On a content note, I see the Book of Mormon as a curious mix of fantasy and wish-fulfillment. First there is what I would call the historical problems of the book. Certainly, events in the Hebrew bible are not true in a modern historical sense. But there are a few places outside the bible where we can go to see that the religious and historical context of the book isn't pure fantasy (like the Mesha Stone, the inscriptions at Tel Dan, the Baalam, Deir Alla oracles, and other places). The stories told in the Hebrew bible have some grounding in a culture of a people called Israel. Scholars will debate all aspects of what this people where and what their written record mean, but there is hard evidence of their existence. The Book of Mormon does not enjoy this grounding. Not a single mainstream scholar has provided proof that the New World Hebrew culture chronicled in The Book of Mormon existed. Not a single piece of archeological evidence from non-Mormon sources has come to light. I see this as a major problem.
Next, there is the question of language.

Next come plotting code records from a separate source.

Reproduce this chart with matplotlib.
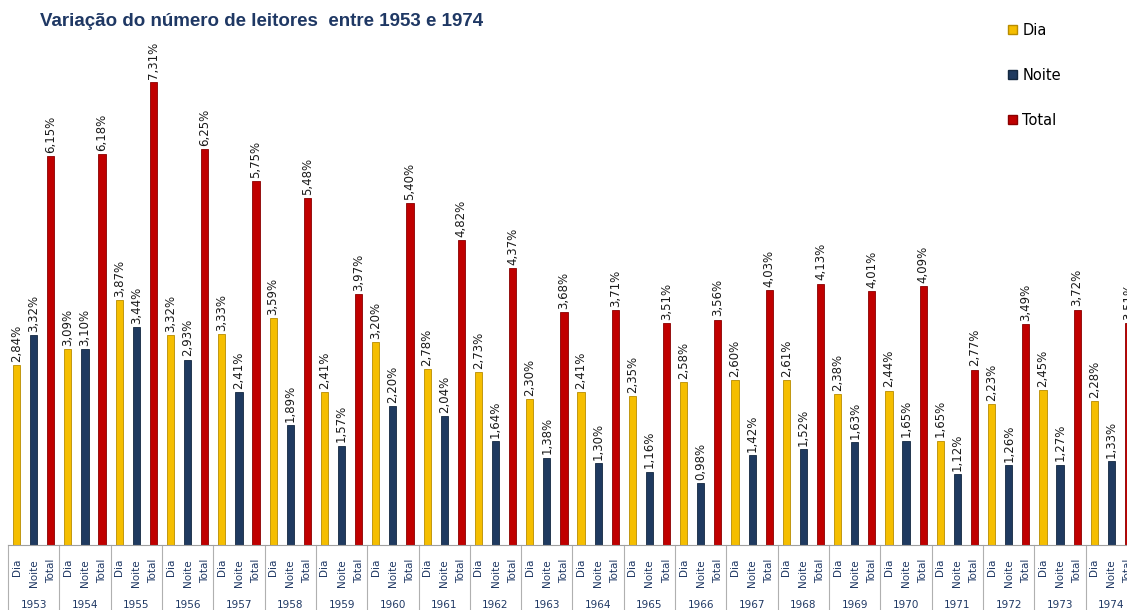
import matplotlib
matplotlib.use("Agg")
from matplotlib import pyplot as plt
from matplotlib.patches import Patch
import numpy as np

years = ["1953", "1954", "1955", "1956", "1957", "1958", "1959", "1960", "1961", "1962", "1963",
         "1964", "1965", "1966", "1967", "1968", "1969", "1970", "1971", "1972", "1973", "1974"]

dia = [2.84, 3.09, 3.87, 3.32, 3.33, 3.59, 2.41, 3.20, 2.78, 2.73, 2.30,
       2.41, 2.35, 2.58, 2.60, 2.61, 2.38, 2.44, 1.65, 2.23, 2.45, 2.28]
noite = [3.32, 3.10, 3.44, 2.93, 2.41, 1.89, 1.57, 2.20, 2.04, 1.64, 1.38,
         1.30, 1.16, 0.98, 1.42, 1.52, 1.63, 1.65, 1.12, 1.26, 1.27, 1.33]
total = [6.15, 6.18, 7.31, 6.25, 5.75, 5.48, 3.97, 5.40, 4.82, 4.37, 3.68,
         3.71, 3.51, 3.56, 4.03, 4.13, 4.01, 4.09, 2.77, 3.49, 3.72, 3.51]

series = ["Dia", "Noite", "Total"]
colors = ["#F5BE00", "#1F3A60", "#C00000"]
edges = ["#B88C00", "#142840", "#8A0000"]
navy = "#1F3864"

fig = plt.figure(figsize=(11.27, 6.10), dpi=100)
# axes runs a bit past the right edge, like the original (last bar cut off)
ax = fig.add_axes([8 / 1127, 65 / 610, 1129 / 1127, 506.4 / 610])

n = len(years)
base = np.arange(n) * 3
for k, (vals, c, ec) in enumerate(zip([dia, noite, total], colors, edges)):
    x = base + k
    ax.bar(x, vals, width=0.42, color=c, edgecolor=ec, linewidth=0.6, zorder=2)
    for xi, v in zip(x, vals):
        ax.text(xi, v + 0.05, f"{v:.2f}%".replace(".", ","), rotation=90,
                ha="center", va="bottom", fontsize=8.5, color="#1a1a1a")

ax.set_xlim(-0.5, 3 * n - 0.5)
ax.set_ylim(0, 8)
ax.set_yticks([])
for s in ["top", "right", "left"]:
    ax.spines[s].set_visible(False)
ax.spines["bottom"].set_color("#A0A0A0")

ticks = np.concatenate([base + k for k in range(3)])
ax.set_xticks(ticks)
ax.set_xticklabels([series[k] for k in range(3) for _ in range(n)], rotation=90,
                   fontsize=7.5, color=navy)
ax.tick_params(axis="x", length=0, pad=10)

for g in range(n + 1):
    ax.plot([g * 3 - 0.5] * 2, [0, -0.14], transform=ax.get_xaxis_transform(),
            color="#B0B0B0", lw=0.8, clip_on=False)
for g, y in enumerate(years):
    ax.text(g * 3 + 1, -0.118, y, transform=ax.get_xaxis_transform(),
            ha="center", va="center", fontsize=7.5, color=navy)

fig.text(40 / 1127, 1 - 21 / 610, "Variação do número de leitores  entre 1953 e 1974",
         fontsize=13.5, fontweight="bold", color=navy, family="Liberation Sans",
         ha="left", va="center")

handles = [Patch(facecolor=c, edgecolor=ec) for c, ec in zip(colors, edges)]
fig.legend(handles, series, loc="upper left", bbox_to_anchor=(1002 / 1127, 1 - 17 / 610),
           frameon=False, fontsize=10.5, handlelength=0.6, handleheight=0.6,
           handletextpad=0.4, labelspacing=2.05, borderaxespad=0)

fig.savefig("out.png", dpi=100)
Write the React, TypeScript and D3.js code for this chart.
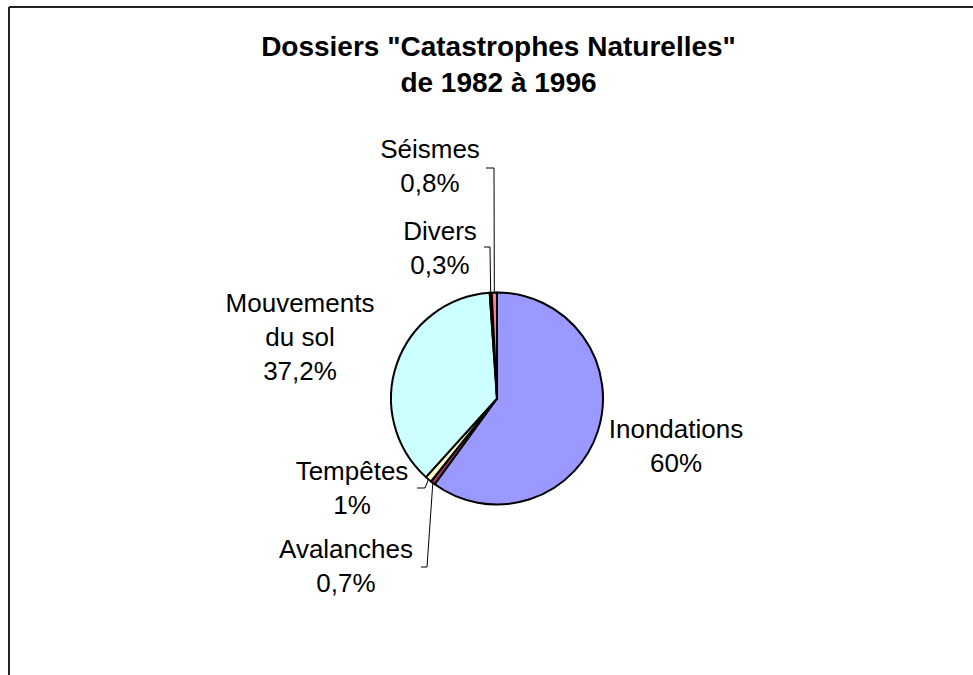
import * as d3 from "d3";

const categories = ["Inondations", "Avalanches", "Tempêtes", "Mouvements du sol", "Divers", "Séismes"];
const values = [60, 0.7, 1, 37.2, 0.3, 0.8];
const titleLines = ['Dossiers "Catastrophes Naturelles"', "de 1982 à 1996"];

// Excel 97 default pie fills, in series order
const COLORS = ["#9999ff", "#993366", "#ffffcc", "#ccffff", "#660066", "#ff8080"];

const WIDTH = 973;
const HEIGHT = 675;
const CX = 497;
const CY = 398.5;
const R = 106;
const FONT = "'Liberation Sans', Arial, sans-serif";
const LABEL_SIZE = 26;
const LINE_H = 34;

// label layout: text lines centre x, first baseline y, optional leader (tick start x, tick y)
type LabelLayout = { x: number; y: number; lines: string[]; leader?: { x0: number; x1: number; y: number } };
const LABEL_LAYOUT: Record<string, LabelLayout> = {
  Inondations: { x: 676, y: 438, lines: ["Inondations"] },
  Avalanches: { x: 346, y: 558, lines: ["Avalanches"], leader: { x0: 421, x1: 427, y: 567 } },
  "Tempêtes": { x: 352, y: 480, lines: ["Tempêtes"], leader: { x0: 417, x1: 425, y: 488 } },
  "Mouvements du sol": { x: 300, y: 312, lines: ["Mouvements", "du sol"] },
  Divers: { x: 440, y: 240, lines: ["Divers"], leader: { x0: 484, x1: 490, y: 247 } },
  "Séismes": { x: 430, y: 158, lines: ["Séismes"], leader: { x0: 486, x1: 494, y: 168 } },
};

const fmt = (v: number) => `${String(v).replace(".", ",")}%`;

export default function App() {
  const data = categories.map((c, i) => ({ name: c, value: values[i], color: COLORS[i] }));
  const pie = d3
    .pie<(typeof data)[number]>()
    .sort(null)
    .value((d) => d.value)
    .startAngle(0)
    .endAngle(2 * Math.PI);
  const arcs = pie(data);
  const arc = d3.arc<d3.PieArcDatum<(typeof data)[number]>>().innerRadius(0).outerRadius(R);

  return (
    <svg
      width={WIDTH}
      height={HEIGHT}
      style={{ position: "absolute", left: 0, top: 0, background: "#fff" }}
      fontFamily={FONT}
    >
      <rect x={0} y={0} width={WIDTH} height={HEIGHT} fill="#fff" />
      {/* chart frame (only top and left edges are visible) */}
      <line x1={9} y1={7} x2={WIDTH} y2={7} stroke="#222" strokeWidth={2} />
      <line x1={9} y1={7} x2={9} y2={HEIGHT} stroke="#222" strokeWidth={2} />

      <text textAnchor="middle" fontSize={28} fontWeight="bold" fill="#000">
        {titleLines.map((t, i) => (
          <tspan key={i} x={WIDTH / 2 + 12} y={56 + i * 36}>
            {t}
          </tspan>
        ))}
      </text>

      <g transform={`translate(${CX},${CY})`}>
        {arcs.map((a, i) => (
          <path key={i} d={arc(a) ?? ""} fill={a.data.color} stroke="#000" strokeWidth={2} strokeLinejoin="round" />
        ))}
      </g>

      {arcs.map((a, i) => {
        const lay = LABEL_LAYOUT[a.data.name];
        const mid = (a.startAngle + a.endAngle) / 2;
        const ex = CX + R * Math.sin(mid);
        const ey = CY - R * Math.cos(mid);
        const lines = [...lay.lines, fmt(a.data.value)];
        return (
          <g key={i}>
            {lay.leader && (
              <polyline
                points={`${lay.leader.x0},${lay.leader.y} ${lay.leader.x1},${lay.leader.y} ${ex},${ey}`}
                fill="none"
                stroke="#000"
                strokeWidth={1}
              />
            )}
            <text textAnchor="middle" fontSize={LABEL_SIZE} fill="#000">
              {lines.map((l, j) => (
                <tspan key={j} x={lay.x} y={lay.y + j * LINE_H}>
                  {l}
                </tspan>
              ))}
            </text>
          </g>
        );
      })}
    </svg>
  );
}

The Book of Mormon was supposedly translated by Joseph Smith from an Egyptian language (if these were Israelite peoples, why this language?) and when he was finished, the gold plates were returned to the angel Moroni. So, there goes the possibility examining the original text. As we know from other books, works of translation are full of problems. The suspect state of the translation, and the lack of an original, does not give The Book of Mormon the solid grounding that the Hebrew Bible has. We can't see the seams of the book, the layers of authorship, and the changes in the flow of language over the centuries. All we have is Joseph Smith's somewhat tedious version of King James English.
So, respectfully, this book is a hard sell for me. Certainly, people can and should believe what they want, and be left alone. Mormonism is interesting to study as an American event, and as a part of a set of ideas about the lost tribes of Israel that was common in the 19th century.